Out-Law News 3 min. read

Retailer cites own keyword advertising as evidence of domain name owner's abuse


Clothes shop Oasis has lost its bid to gain control of the domain name oasis.co.uk because any behaviour abusive of its trade marks on the site was the result of its own actions, a dispute resolution panel has ruled.

The appeal panel of Nominet's dispute resolution service, which rules on disputes over ownership of domain names ending .uk, has overturned an earlier ruling and blocked the clothes shop from gaining control of the name.

The site carries advertising for women's clothes and the panel said that the name could not be taken from its current owner on the basis that this advertising was an abuse of Oasis's rights because the advertising appearing there was as a result of Oasis's actions.

The oasis.co.uk site is 'parked' with a company called Imodo. That means that Imodo populates the site with advertising automatically and the revenue is shared between the company and the site owner.

A Mr J Dale owns the address oasis.co.uk and he told that panel that the fact that the site carries clothing advertising is Oasis's fault, not his.

"The results of innocent PPC [pay per click] use changed – not because of any changes made by me, but rather (confirmed by Imodo) because [Oasis] appears to have purchased the domains ('oasis.co.uk' and 'oasis.com') as keywords for its paid advertising," said Dale in his submission to the panel. "I have done nothing to encourage the associations with clothing that have since appeared."

"Records (including Yahoo search results) indicate that the complainant has purchased advertising using the domains themselves as keywords – making it impossible for the parked page to avoid showing the adverts that they now complain about," argued Dale. "This is not a case of my seeking to take advantage of their trademark – but rather the parking software being driven away from the other more general adverts that previously appeared."

Imodo's advertising system is linked to Yahoo!'s. Oasis did not deny that it had paid Yahoo! for the right to have its advertising linked to searches for the terms oasis.co.uk or oasis.com. It said that the allegation was "not supported by evidence" but did not deny the truth of it.

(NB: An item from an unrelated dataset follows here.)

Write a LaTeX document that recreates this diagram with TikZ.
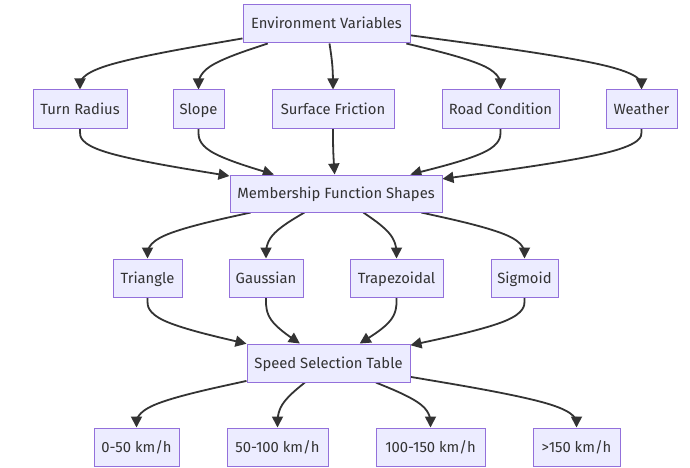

"This did not seem to the Panel to be a satisfactory response," said the panel's ruling. "The Panel accepts [Dale's] evidence that [Oasis] has itself used the names of domains belonging to [Dale] (oasis.co.uk and oasis.com) as keywords in advertising with Yahoo."

The panel looked at the html code that made up Oasis's own website and found that the terms oasis.co.uk and oasis.com, which Dale also owns, appeared in that code as meta-tags, which are terms designed to attract the attention of search engines when those terms are searched for.

The panel accepted that Oasis's practices contributed to the appearance of clothing advertising on Dale's site.

"The Panel accepts [Dale's] evidence (which does not seem to be challenged) that the content of the parking page is automatically generated by software which is using the terms oasis.co.uk and oasis.com as some form of input and which is linked to results that Yahoo returns in respect of searches on such terms," it said.

"That in itself is not objectionable given those domain names belong to the [him]. The Panel infers that this, when combined with the way in which [Oasis] has paid Yahoo for use of those terms as keywords, has at least to some degree caused the parking page to generate links relating to women’s fashion and/or the [Oasis'] site," it said.

The panel said that Oasis's behaviour did contribute to what it says is Dale's abuse of its rights to the name Oasis, to which it holds a trade mark for clothing.

"The Panel believes it is clear that this cannot be Abusive Behaviour by [Dale]. He has said he did nothing to alter the behaviour of the site and if a significant cause is the actions of [Oasis] it cannot rely on those as evidence of Abusive Behaviour by [Dale]," it said.

The panel ruled that Dale could keep the domain name. It said that the domain name system was a first come first served one, and, quoting from a panel ruling in the case of myspace.co.uk, said that people should be allowed to keep names that are associated with famous brands "provided that [they do] nothing actively to exploit [their] position".